Les lieux sombres: mon ultime coup de coeur estival!!
Bon, avant de fermer totalement le chapitre de mes coups de coeur littéraires de l'été, et d'attaquer frontalement mes chroniques de mes lectures de la rentrée littéraire ( ce que j'ai déjà commencé avec les ombres de marge finally et La déesse des petites victoires), je reviens une ultime fois sur les poches qui m'ont profondément marqués cet eté.
Ici, le genre est totalement différent du livre de Jonathan Coe ou Fouad Laroui (mes autres coups de coeur) puisqu'il s'agit d'un polar, dans une veine thriller psychologique très sombre, et sans hésiter une seule seconde, je dois dire que ce livre est vraiment un chef d'oeuvre du genre.
Le polar, cela fait plusieurs mois que je n'en avais pas ouvert, après en avoir lu plus que de raison l'année passé, grace notamment aux différents jurys policiers auquel je participais. J'avais été du reste un peu lassé de ce type de lecture, trouvant que le genre a parfois du mal à se renouveller. C'est pourquoi la lecture de ces lieux sombres, dont j'avais effectivement entendu énormément de bien avant de le lire, a été un vrai plaisir de tous les instants, et m'a permis de me réconcilier (le mot est un peu fort, on était pas faché non plus) avec cette littérature là...
L'auteur, c'est, Gillian Flynn , diplômée de journalisme de l'université de Kansas avant de poursuivre sa formation à l'école de journalisme de la North Western University. Après avoir écrit pour différents journaux , elle se lance parallèlement dans l'écriture de son premier roman Sur ma peau, paru en 2006, et que je n'ai pas eu la chance de lire. Aujourd'hui elle vit à Chicago où elle poursuit une carrière d'écrivain. Son second roman, Les lieux sombres, est paru en 2009, et un troisième, Les apparences vient juste de sortir chez Sonatine, et je meurs d'envie de le lire pour voir si elle continue sur cette lancée.
L'histoire des Lieux sombres commence dans les années 80, lorsque l'héroïne Libby Day, sept ans, voit sa mère et ses deux sœurs sont massacrées dans leur ferme. La petite rescapée désigne son frère Ben, quinze ans, comme étant le meurtrier. Vingt-cinq ans plus tard, alors que Ben purge toujours sa peine « condamné en dépit d'une absence criante de preuves matérielles » et que Libby souffre de dépression et vit chichement, elle accepte contre une somme d'argent proposée par une association d'amateurs passionnés par cette affaire de revenir sur les lieux du drame.
Dès les premières pages, on sait qu'on affaire à du très haut de gamme, à un roman superbement écrit et construit :l'intrigue alterne en effet, ( et un peu comme pour la déesse des petites victoires d'ailleurs), séquences du passé et du présent. avec une rare fluidité, mélant à la fois suspens haletant et personnages et décors trés habilement campés.

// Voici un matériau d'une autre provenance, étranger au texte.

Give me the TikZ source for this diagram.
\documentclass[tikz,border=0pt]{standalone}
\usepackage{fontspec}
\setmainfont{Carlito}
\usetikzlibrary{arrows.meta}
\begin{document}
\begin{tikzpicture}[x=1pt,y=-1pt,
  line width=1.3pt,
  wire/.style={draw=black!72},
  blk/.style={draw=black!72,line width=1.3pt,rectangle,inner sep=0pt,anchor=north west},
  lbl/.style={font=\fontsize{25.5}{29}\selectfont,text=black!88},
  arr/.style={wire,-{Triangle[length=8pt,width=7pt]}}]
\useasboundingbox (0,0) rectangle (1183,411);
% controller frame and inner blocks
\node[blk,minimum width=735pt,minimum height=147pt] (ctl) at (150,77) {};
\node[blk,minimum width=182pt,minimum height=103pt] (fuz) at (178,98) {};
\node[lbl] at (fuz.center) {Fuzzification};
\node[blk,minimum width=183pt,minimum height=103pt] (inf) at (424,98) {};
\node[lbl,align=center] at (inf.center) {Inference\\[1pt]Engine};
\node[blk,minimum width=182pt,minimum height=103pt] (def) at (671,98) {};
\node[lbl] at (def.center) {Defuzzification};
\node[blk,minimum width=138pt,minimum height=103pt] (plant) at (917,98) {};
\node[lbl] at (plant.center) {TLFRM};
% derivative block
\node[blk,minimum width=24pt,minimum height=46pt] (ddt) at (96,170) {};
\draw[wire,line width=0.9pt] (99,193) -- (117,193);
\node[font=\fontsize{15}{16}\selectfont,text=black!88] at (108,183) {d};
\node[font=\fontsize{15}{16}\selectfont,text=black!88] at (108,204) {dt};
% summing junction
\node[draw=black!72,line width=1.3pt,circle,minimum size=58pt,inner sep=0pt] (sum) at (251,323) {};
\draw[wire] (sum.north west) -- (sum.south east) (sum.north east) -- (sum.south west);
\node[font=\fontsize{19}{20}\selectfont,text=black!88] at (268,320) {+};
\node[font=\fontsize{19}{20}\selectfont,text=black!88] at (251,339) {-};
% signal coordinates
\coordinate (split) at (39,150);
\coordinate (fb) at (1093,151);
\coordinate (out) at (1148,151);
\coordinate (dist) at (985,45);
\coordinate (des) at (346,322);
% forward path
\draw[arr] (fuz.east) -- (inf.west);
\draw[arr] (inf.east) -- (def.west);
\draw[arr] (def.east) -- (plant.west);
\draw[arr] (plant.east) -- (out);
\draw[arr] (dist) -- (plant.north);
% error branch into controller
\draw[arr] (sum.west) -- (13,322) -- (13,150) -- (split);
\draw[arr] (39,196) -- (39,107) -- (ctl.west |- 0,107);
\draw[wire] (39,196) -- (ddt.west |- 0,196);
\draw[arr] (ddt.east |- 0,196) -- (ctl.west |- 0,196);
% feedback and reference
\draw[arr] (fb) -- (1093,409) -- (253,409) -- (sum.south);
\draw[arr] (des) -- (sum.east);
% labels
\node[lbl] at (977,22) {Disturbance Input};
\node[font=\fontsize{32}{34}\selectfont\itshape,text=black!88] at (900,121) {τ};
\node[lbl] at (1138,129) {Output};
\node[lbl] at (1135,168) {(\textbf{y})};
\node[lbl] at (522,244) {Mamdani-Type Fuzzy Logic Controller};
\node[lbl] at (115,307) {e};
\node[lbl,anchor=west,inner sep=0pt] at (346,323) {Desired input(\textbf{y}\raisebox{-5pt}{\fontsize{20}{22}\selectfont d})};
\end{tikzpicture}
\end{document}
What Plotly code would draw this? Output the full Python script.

Dans un contexte pesant, dépeignant une l'Amérique rurale emplie de misère physique et morale, l'auteur nous raconte l'histoire de personnages au passé lourd, bien loin de l'image des winners dont Holywood ou les séries nous abreuvent à longueur de temps. La narratrice est une vraie anti héroîne, fille devenue, à cause de sa tragédie enfantine, associale et immature, et qui se révèle au fil des pages d'une sensibilité insoupçonnée, et son frère est un accidenté de la vie, totalement dépassé par les événements.
Gillian Flynn tisse avec ce roman une admirable trame psychologique sur fond de Middle West dévasté par la crise économique. Tous les acteurs du drame vont apparaître sous des jours divers au fur et à mesure de la progression de l'intrigue, le père minable alcoolique dépensant les maigres revenus de la famille avant de se barrer, la mère qui élève seule ses enfants comme elle peut dans la ruine annoncée de son exploitation agricole, les enfants aux caractères variés, l'adolescent Ben, seul garçon de la tribu, qui peine à s'affirmer dans son rôle d'homme.
L'auteur nous balade à son gré, entre bars sordides et sectes Satanistes, avec en toile de fond, dealers, arnaques, attouchements sexuels sur de jeunes gamines,sans que jamais la barque ne se charge trop.
Et comme dans les plus grands polars à tiroirs, nos soupçons divergent au fil des pages, porteront sur tel ou tel personnage, Libby elle-même ne sachant plus très bien si ce qu'elle pensait avoir vu cette nuit-là s'est réellement passé ou non.
Entre le roman social, psychologique, noir et policier, la romancière mène son intrigue de main de maître, et de manière crescendo jusqu' à la révélation finale (peut etre un chouya décevante, comparé au reste du roman).
Les lieux sombres est en tout cas un éblouissant livre noir qui nous donne à voir une Amérique comme on en voit rarement, mais qui semble tout à fait fidèle à la réalité.